In difficult times, people need security, connection to each other, a feeling of effectiveness, and an understanding of the world and their place in it.  Being part of a community can help fulfill  these needs. The work programs of the Roosevelt administration during the Great Depression provided people with livelihood. But they also gave them dignity and told them that they were part of the national community.

Community means accepting and embracing differences among us. Especially important among the influences that lead groups of people to turn against each other is drawing a line between us and them, and seeing the other in a negative light. The words and actions of Nelson Mandela and Abraham Lincoln propagated acceptance of the other even after extreme violence. The U.S. is a hugely varied country, and for every one of us, there can be many of “them.” But others’ differentness can enrich us. People travel to distant places just to glimpse at other people and their lives. As much research shows, real contact, deep engagement, working for shared goals across races, religions, classes, and political beliefs helps to overcome prejudice, helps us to see our shared humanity. Engaging with each other’s differentness here at home can connect us to each other–and increase our satisfaction in life.

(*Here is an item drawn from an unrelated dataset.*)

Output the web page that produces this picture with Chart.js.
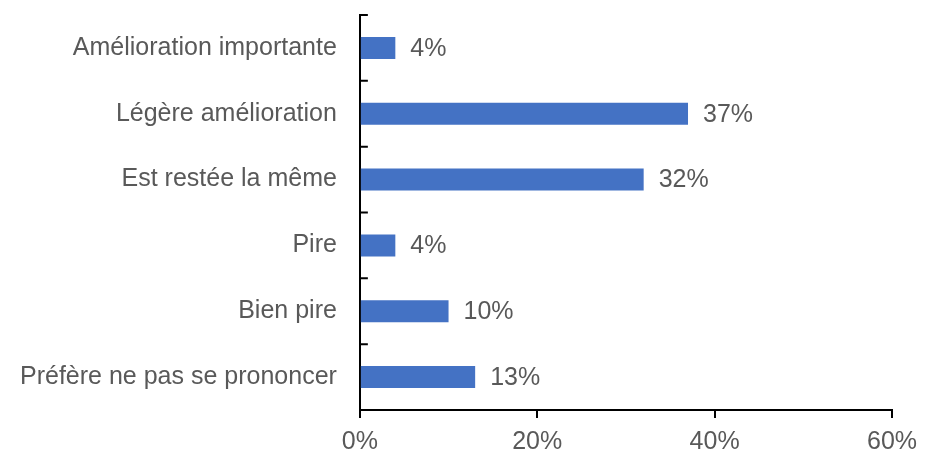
<!DOCTYPE html>
<html>
<head>
<meta charset="utf-8">
<script src="https://cdn.jsdelivr.net/npm/chart.js@4/dist/chart.umd.min.js"></script>
<style>
  html, body { margin: 0; padding: 0; background: #fff; }
  #wrap { width: 942px; height: 468px; }
</style>
</head>
<body>
<div id="wrap"><canvas id="chart"></canvas></div>
<script>
// ── Data ─────────────────────────────────────────────────────
const categories = [
  'Amélioration importante',
  'Légère amélioration',
  'Est restée la même',
  'Pire',
  'Bien pire',
  'Préfère ne pas se prononcer'
];
const values = [4, 37, 32, 4, 10, 13];
const xTicks = [0, 20, 40, 60];

const BAR_COLOR  = '#4472C4';
const TEXT_COLOR = '#595959';
const FONT = 'Liberation Sans, Arial, sans-serif';
const FONT_SIZE = 25;

// value labels to the right of each bar
const valueLabels = {
  id: 'valueLabels',
  afterDatasetsDraw(chart) {
    const { ctx } = chart;
    const meta = chart.getDatasetMeta(0);
    ctx.save();
    ctx.font = `${FONT_SIZE}px ${FONT}`;
    ctx.fillStyle = TEXT_COLOR;
    ctx.textAlign = 'left';
    ctx.textBaseline = 'middle';
    meta.data.forEach((bar, i) => {
      ctx.fillText(values[i] + '%', bar.x + 15, bar.y + 1);
    });
    ctx.restore();
  }
};

// short inward tick marks on the category axis (between categories)
const innerTicks = {
  id: 'innerTicks',
  afterDraw(chart) {
    const { ctx } = chart;
    const y = chart.scales.y;
    const left = chart.chartArea.left;
    ctx.save();
    ctx.strokeStyle = '#000';
    ctx.lineWidth = 2;
    ctx.beginPath();
    for (let i = 0; i <= categories.length; i++) {
      const pos = y.getPixelForValue(i - 0.5);
      ctx.moveTo(left, pos);
      ctx.lineTo(left + 8, pos);
    }
    ctx.stroke();
    ctx.restore();
  }
};

new Chart(document.getElementById('chart'), {
  type: 'bar',
  data: {
    labels: categories,
    datasets: [{
      data: values,
      backgroundColor: BAR_COLOR,
      borderWidth: 0,
      categoryPercentage: 1,
      barPercentage: 0.335
    }]
  },
  options: {
    indexAxis: 'y',
    responsive: true,
    maintainAspectRatio: false,
    animation: false,
    layout: { padding: { top: 14, right: 50, bottom: 2, left: 20 } },
    plugins: {
      legend: { display: false },
      tooltip: { enabled: false }
    },
    scales: {
      x: {
        min: 0,
        max: 60,
        afterBuildTicks: s => { s.ticks = xTicks.map(v => ({ value: v })); },
        border: { display: true, color: '#000', width: 2 },
        grid: {
          drawOnChartArea: false,
          drawTicks: true,
          tickLength: 8,
          color: '#000',
          lineWidth: 2
        },
        ticks: {
          callback: v => v + '%',
          color: TEXT_COLOR,
          font: { family: FONT, size: FONT_SIZE },
          padding: 9,
          maxRotation: 0
        }
      },
      y: {
        border: { display: true, color: '#000', width: 2 },
        grid: { display: false, drawTicks: true, tickLength: 23 },
        ticks: {
          color: TEXT_COLOR,
          font: { family: FONT, size: FONT_SIZE },
          padding: 0
        }
      }
    }
  },
  plugins: [valueLabels, innerTicks]
});
</script>
</body>
</html>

Creating a vision—and reality—of community also requires addressing the huge financial inequality in America. Research shows that during periods of greater inequality in income, people are less satisfied. This is true of liberals; perhaps surprisingly, to a lesser degree, it is also true of conservatives. Inequality presumably reduces people’s feeling of community. The financial crisis provided an opportunity to begin to address inequality, to use laws, policies, and public opinion to limit compensation in financial institutions and corporations. Roosevelt had to fight for his programs. This time there has not been enough “political will,” that is, commitment and courage, to do this

Good connection to the rest of the world also increases our experience of community—and our security. For many decades, the United States was greatly respected and admired. Now, as I travel around the world in the course of my work on preventing violence between groups and promoting reconciliation, most of the people I talk to are highly critical of us. But my sense is that many yearn to again trust and respect us.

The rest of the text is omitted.